Lo que quiero decir es que recibí una de las mejores herencias posibles: el amor por los libros. Y debo reconocer que este legado no sólo provino de mi padre, sino también de mis maestras y maestros, pero en especial de mis tías, mujeres a las que me he referido una y otra vez, y siempre lo haré —ésta no es una excepción— con renovada emoción y  agradecimiento, porque ellas también forjaron mi alma además de que avivaron mis intereses existenciales. Me refiero a las dos hermanas de mi padre: una de ellas pintora,  y la otra una gran cocinera, quienes me trasmitieron la devoción por esas dos nobles actividades, lo que muy probablemente marcó mi destino. Así que en parte gracias a ellas he llegado a conquistar algunos espacios dentro de la plástica, a la vez que me he convertido en una incansable investigadora de nuestros sabores. Y ambas grandes lectoras. 
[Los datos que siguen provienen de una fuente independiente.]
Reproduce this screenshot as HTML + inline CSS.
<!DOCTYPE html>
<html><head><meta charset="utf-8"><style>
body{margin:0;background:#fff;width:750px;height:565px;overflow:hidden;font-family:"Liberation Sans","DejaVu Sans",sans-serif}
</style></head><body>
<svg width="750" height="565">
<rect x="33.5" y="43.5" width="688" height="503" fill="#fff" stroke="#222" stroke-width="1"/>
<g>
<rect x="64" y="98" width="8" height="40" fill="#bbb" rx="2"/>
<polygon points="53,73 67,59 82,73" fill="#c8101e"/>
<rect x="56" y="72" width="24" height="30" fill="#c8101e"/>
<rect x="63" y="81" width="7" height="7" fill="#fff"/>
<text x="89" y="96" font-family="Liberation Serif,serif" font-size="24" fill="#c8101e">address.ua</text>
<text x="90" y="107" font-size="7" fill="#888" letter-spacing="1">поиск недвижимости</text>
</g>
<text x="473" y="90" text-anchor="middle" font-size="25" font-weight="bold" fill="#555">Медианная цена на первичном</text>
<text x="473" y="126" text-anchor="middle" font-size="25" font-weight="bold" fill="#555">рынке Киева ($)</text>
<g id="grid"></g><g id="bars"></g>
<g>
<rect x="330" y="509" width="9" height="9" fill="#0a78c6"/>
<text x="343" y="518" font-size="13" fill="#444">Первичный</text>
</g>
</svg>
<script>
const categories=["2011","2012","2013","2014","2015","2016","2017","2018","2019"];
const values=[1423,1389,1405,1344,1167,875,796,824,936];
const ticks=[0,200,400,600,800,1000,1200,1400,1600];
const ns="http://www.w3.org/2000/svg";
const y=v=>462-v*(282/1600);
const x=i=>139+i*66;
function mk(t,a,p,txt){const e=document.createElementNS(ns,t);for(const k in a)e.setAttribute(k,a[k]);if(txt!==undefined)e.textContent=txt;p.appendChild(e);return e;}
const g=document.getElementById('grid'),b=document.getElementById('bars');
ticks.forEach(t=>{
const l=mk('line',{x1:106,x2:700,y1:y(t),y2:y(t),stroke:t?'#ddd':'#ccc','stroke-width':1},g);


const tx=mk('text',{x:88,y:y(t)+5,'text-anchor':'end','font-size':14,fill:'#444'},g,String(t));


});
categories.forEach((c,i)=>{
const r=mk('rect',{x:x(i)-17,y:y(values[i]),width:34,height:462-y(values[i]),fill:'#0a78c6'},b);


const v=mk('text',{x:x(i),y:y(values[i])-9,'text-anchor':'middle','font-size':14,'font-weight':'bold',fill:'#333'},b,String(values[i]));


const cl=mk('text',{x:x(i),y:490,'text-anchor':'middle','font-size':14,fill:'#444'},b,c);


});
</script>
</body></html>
En conjunto, esas vivencias de mi infancia me han impulsado hacia el amor por la lectura y el gusto por recorrer librerías de todo tipo y adquirir libros, leerlos, hojearlos, apreciarlos y conservarlos. Y no sólo eso, sino también he desarrollado el interés y deleite de concebirlos y realizarlos. En el intenso peregrinar de mi vida he tenido el privilegio de aportar ya 30 títulos a la gastronomía mexicana y otros en torno a mi quehacer plástico. 

También estoy consciente de que las limitaciones económicas no necesariamente son un impedimento cuando alguien tiene verdaderos deseos de leer, ya que hay muchas maneras de tener acceso a los libros, bien sea en las bibliotecas públicas, en las librerías de segunda mano —donde se consiguen obra de todo tipo a precios bajos— e incluso por medio de préstamos (bien se dice que es una manera de obtener los libros regalados, en vista de la certeza del dicho que señala: “Es ingenuo aquel que presta un libro, pero más ingenuo el que lo devuelve”…) o también accediendo al internet y los PDF´s.

En fin, que en estos días difíciles, sean sobre todo los libros los que nos cobijen, alumbren y aleccionen.